Listed entries —
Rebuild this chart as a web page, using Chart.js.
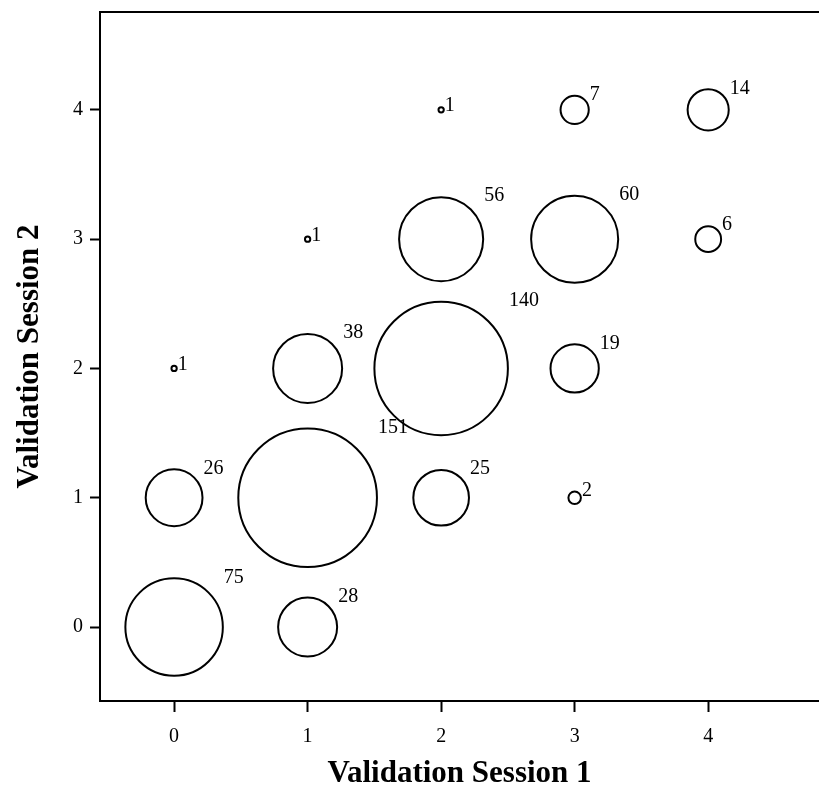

...

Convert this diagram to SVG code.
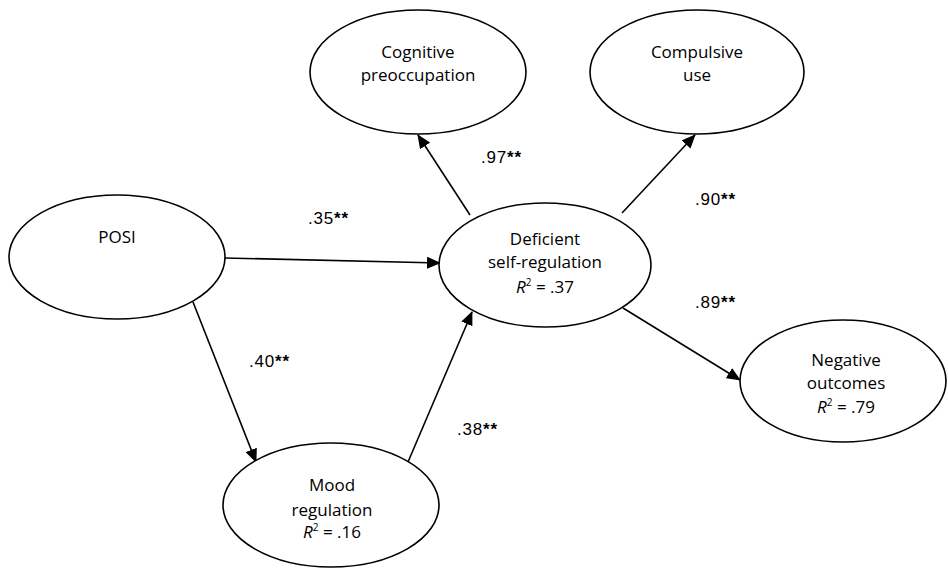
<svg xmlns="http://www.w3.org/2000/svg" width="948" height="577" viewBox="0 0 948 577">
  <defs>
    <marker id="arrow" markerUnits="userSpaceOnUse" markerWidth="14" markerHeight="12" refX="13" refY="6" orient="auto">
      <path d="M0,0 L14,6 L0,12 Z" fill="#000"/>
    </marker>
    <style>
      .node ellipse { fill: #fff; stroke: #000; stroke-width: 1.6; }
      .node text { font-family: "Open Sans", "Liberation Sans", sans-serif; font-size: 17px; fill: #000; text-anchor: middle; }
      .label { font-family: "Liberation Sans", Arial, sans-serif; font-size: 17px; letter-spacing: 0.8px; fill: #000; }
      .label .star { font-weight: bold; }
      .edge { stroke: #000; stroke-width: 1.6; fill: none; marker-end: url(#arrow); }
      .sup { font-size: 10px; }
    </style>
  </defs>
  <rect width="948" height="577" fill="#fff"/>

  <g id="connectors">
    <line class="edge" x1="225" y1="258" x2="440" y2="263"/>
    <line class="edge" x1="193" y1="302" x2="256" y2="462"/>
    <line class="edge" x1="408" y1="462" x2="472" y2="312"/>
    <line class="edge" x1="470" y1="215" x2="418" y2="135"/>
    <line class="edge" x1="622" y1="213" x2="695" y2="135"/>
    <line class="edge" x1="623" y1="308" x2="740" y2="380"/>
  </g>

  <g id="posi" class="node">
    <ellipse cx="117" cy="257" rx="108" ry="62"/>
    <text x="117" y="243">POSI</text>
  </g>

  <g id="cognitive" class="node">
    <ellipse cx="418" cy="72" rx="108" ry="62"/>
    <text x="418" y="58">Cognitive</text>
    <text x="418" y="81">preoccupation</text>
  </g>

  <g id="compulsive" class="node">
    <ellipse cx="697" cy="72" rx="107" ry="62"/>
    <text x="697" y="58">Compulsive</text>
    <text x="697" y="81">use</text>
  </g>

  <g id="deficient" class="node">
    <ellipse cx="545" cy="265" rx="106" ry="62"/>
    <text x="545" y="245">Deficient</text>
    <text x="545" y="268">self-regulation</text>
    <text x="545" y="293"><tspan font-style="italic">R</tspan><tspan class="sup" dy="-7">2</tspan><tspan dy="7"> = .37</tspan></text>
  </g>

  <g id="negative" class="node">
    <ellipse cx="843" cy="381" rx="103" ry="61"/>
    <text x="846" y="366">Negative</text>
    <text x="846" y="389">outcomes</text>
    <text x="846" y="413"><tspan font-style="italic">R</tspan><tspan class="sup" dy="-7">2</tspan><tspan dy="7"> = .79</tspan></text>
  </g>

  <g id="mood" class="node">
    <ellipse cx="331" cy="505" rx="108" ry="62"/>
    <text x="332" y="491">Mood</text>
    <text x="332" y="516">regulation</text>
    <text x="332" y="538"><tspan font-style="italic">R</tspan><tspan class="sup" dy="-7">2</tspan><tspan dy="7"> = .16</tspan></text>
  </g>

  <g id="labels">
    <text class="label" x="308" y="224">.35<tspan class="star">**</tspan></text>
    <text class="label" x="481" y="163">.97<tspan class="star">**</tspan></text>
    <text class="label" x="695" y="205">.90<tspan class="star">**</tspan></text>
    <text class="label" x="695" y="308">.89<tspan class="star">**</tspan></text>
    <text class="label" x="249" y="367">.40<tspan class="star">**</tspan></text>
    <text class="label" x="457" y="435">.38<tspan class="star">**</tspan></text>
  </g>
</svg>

Task to carry out — Look through the records and gather every line containing "this".

Expected answer —
Rebuild this chart as a web page, using Chart.js.
Convert this diagram to SVG code.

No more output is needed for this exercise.